■ **REQUIREMENT**
Without the pictures, extract every line from the start of the material to the line containing "crb_free_range = [0.00378, 0.00378]", both ends included.

■ **RECORDED DATA**

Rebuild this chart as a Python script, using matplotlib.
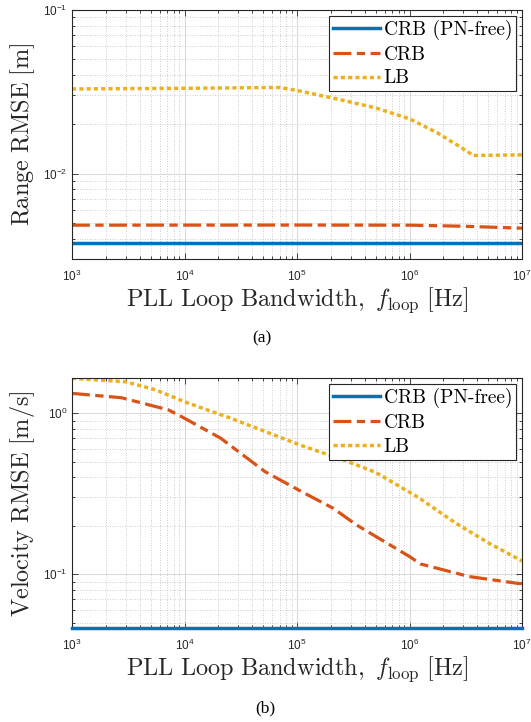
import numpy as np
import matplotlib
matplotlib.use("Agg")
import matplotlib.pyplot as plt
from matplotlib.ticker import LogLocator, NullFormatter

plt.rcParams['font.family'] = ['Liberation Sans', 'DejaVu Sans']
plt.rcParams['mathtext.fontset'] = 'dejavusans'

# ---- data (a) range ----
f_range = [1e3, 1e4, 7e4, 1e5, 2.2e5, 5e5, 1e6, 1.75e6, 2.75e6, 3.7e6, 1e7]
lb_range = [0.0329, 0.0332, 0.0336, 0.0322, 0.0287, 0.0252, 0.0216, 0.0178, 0.0147, 0.0129, 0.0130]
f_crb_range = [1e3, 1e5, 1e6, 3e6, 1e7]
crb_range = [0.00483, 0.00484, 0.00483, 0.00476, 0.00463]
f_free = [1e3, 1e7]
crb_free_range = [0.00378, 0.00378]

# ---- data (b) velocity ----
f_vel_lb = [1e3, 3e3, 5.5e3, 1e4, 2.6e4, 1.1e5, 2.6e5, 5e5, 1.2e6, 2.6e6, 5.1e6, 1e7]
lb_vel = [1.65, 1.57, 1.40, 1.18, 0.93, 0.63, 0.513, 0.43, 0.30, 0.207, 0.156, 0.121]
f_vel_crb = [1e3, 2.75e3, 7.2e3, 9.5e3, 2.1e4, 5.2e4, 1.1e5, 2.1e5, 3.4e5, 1e6, 1.25e6, 3.4e6, 9e6, 1e7]
crb_vel = [1.33, 1.25, 1.05, 0.95, 0.70, 0.434, 0.326, 0.257, 0.202, 0.129, 0.116, 0.0968, 0.088, 0.0875]
crb_free_vel = [0.0466, 0.0466]

labels = ['CRB (PN-free)', 'CRB', 'LB']
captions = ['(a)', '(b)']
ylabels = [r'$\mathrm{Range\ RMSE\ [m]}$', r'$\mathrm{Velocity\ RMSE\ [m/s]}$']
xlabel = r'$\mathrm{PLL\ Loop\ Bandwidth,}\ f_{\mathrm{loop}}\mathrm{\ [Hz]}$'

blue = (0, 0.447, 0.741)
orange = (0.85, 0.325, 0.098)
yellow = (0.929, 0.694, 0.125)
axc = (0.15, 0.15, 0.15)

W, H = 531, 722
fig = plt.figure(figsize=(W/100, H/100), dpi=100)
ax1 = fig.add_axes([72/W, 1-259/H, 450/W, 249/H])
ax2 = fig.add_axes([72/W, 1-628.3/H, 450/W, 250/H])

def style(ax):
    ax.set_xscale('log'); ax.set_yscale('log')
    ax.set_xlim(1e3, 1e7)
    ax.grid(True, which='major', color=(0.86, 0.86, 0.86), lw=0.8, ls='-')
    ax.grid(True, which='minor', color=(0.74, 0.74, 0.74), lw=0.6, ls=(0, (1, 2)))
    ax.set_axisbelow(True)
    ax.xaxis.set_major_locator(LogLocator(base=10, numticks=10))
    ax.xaxis.set_minor_locator(LogLocator(base=10, subs=np.arange(2, 10), numticks=20))
    ax.yaxis.set_minor_locator(LogLocator(base=10, subs=np.arange(2, 10), numticks=20))
    ax.xaxis.set_minor_formatter(NullFormatter())
    ax.yaxis.set_minor_formatter(NullFormatter())
    ax.tick_params(which='both', direction='in', top=True, right=True, colors=axc,
                   labelsize=8.5, labelcolor=axc, width=0.6)
    ax.tick_params(axis='x', which='major', pad=7)
    ax.tick_params(which='major', length=4)
    ax.tick_params(which='minor', length=2)
    for s in ax.spines.values():
        s.set_color(axc); s.set_linewidth(0.8)

dd = (0, (5.6, 1.7, 2.6, 1.7))
dot = (0, (1.2, 0.9))

# (a)
ax1.plot(f_free, crb_free_range, color=blue, lw=2.5, label=labels[0])
ax1.plot(f_crb_range, crb_range, color=orange, lw=2.3, ls=dd, dash_capstyle='butt', label=labels[1])
ax1.plot(f_range, lb_range, color=yellow, lw=2.5, ls=dot, dash_capstyle='butt', label=labels[2])
style(ax1)
ax1.set_ylim(3e-3, 1e-1)

# (b)
ax2.plot(f_free, crb_free_vel, color=blue, lw=2.5, label=labels[0], clip_on=False, zorder=3)
ax2.plot(f_vel_crb, crb_vel, color=orange, lw=2.3, ls=dd, dash_capstyle='butt', label=labels[1])
ax2.plot(f_vel_lb, lb_vel, color=yellow, lw=2.5, ls=dot, dash_capstyle='butt', label=labels[2])
style(ax2)
ax2.set_ylim(0.0462, 1.65)

for ax, yl, cap in zip([ax1, ax2], ylabels, captions):
    ax.set_ylabel(yl, fontsize=17.5, math_fontfamily='cm', color=axc, labelpad=4)
    ax.set_xlabel(xlabel, fontsize=17.5, math_fontfamily='cm', color=axc, labelpad=1)
    leg = ax.legend(loc='upper right', frameon=True, fancybox=False,
                    edgecolor=axc, framealpha=1, handlelength=2.4, handletextpad=0.2,
                    borderpad=0.2, labelspacing=0.3, borderaxespad=0.3,
                    prop={'family': 'cmr10', 'size': 14})
    leg.get_frame().set_linewidth(0.8)
    for t in leg.get_texts():
        t.set_color('black')

fig.text(262/W, 1-338/H, captions[0], ha='center', va='center', fontsize=12.5, family='Liberation Serif')
fig.text(265/W, 1-708/H, captions[1], ha='center', va='center', fontsize=12.5, family='Liberation Serif')

fig.savefig('out.png', dpi=100)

■ **FULL SOLUTION**
Rebuild this chart as a Python script, using matplotlib.
import numpy as np
import matplotlib
matplotlib.use("Agg")
import matplotlib.pyplot as plt
from matplotlib.ticker import LogLocator, NullFormatter

plt.rcParams['font.family'] = ['Liberation Sans', 'DejaVu Sans']
plt.rcParams['mathtext.fontset'] = 'dejavusans'

# ---- data (a) range ----
f_range = [1e3, 1e4, 7e4, 1e5, 2.2e5, 5e5, 1e6, 1.75e6, 2.75e6, 3.7e6, 1e7]
lb_range = [0.0329, 0.0332, 0.0336, 0.0322, 0.0287, 0.0252, 0.0216, 0.0178, 0.0147, 0.0129, 0.0130]
f_crb_range = [1e3, 1e5, 1e6, 3e6, 1e7]
crb_range = [0.00483, 0.00484, 0.00483, 0.00476, 0.00463]
f_free = [1e3, 1e7]
crb_free_range = [0.00378, 0.00378]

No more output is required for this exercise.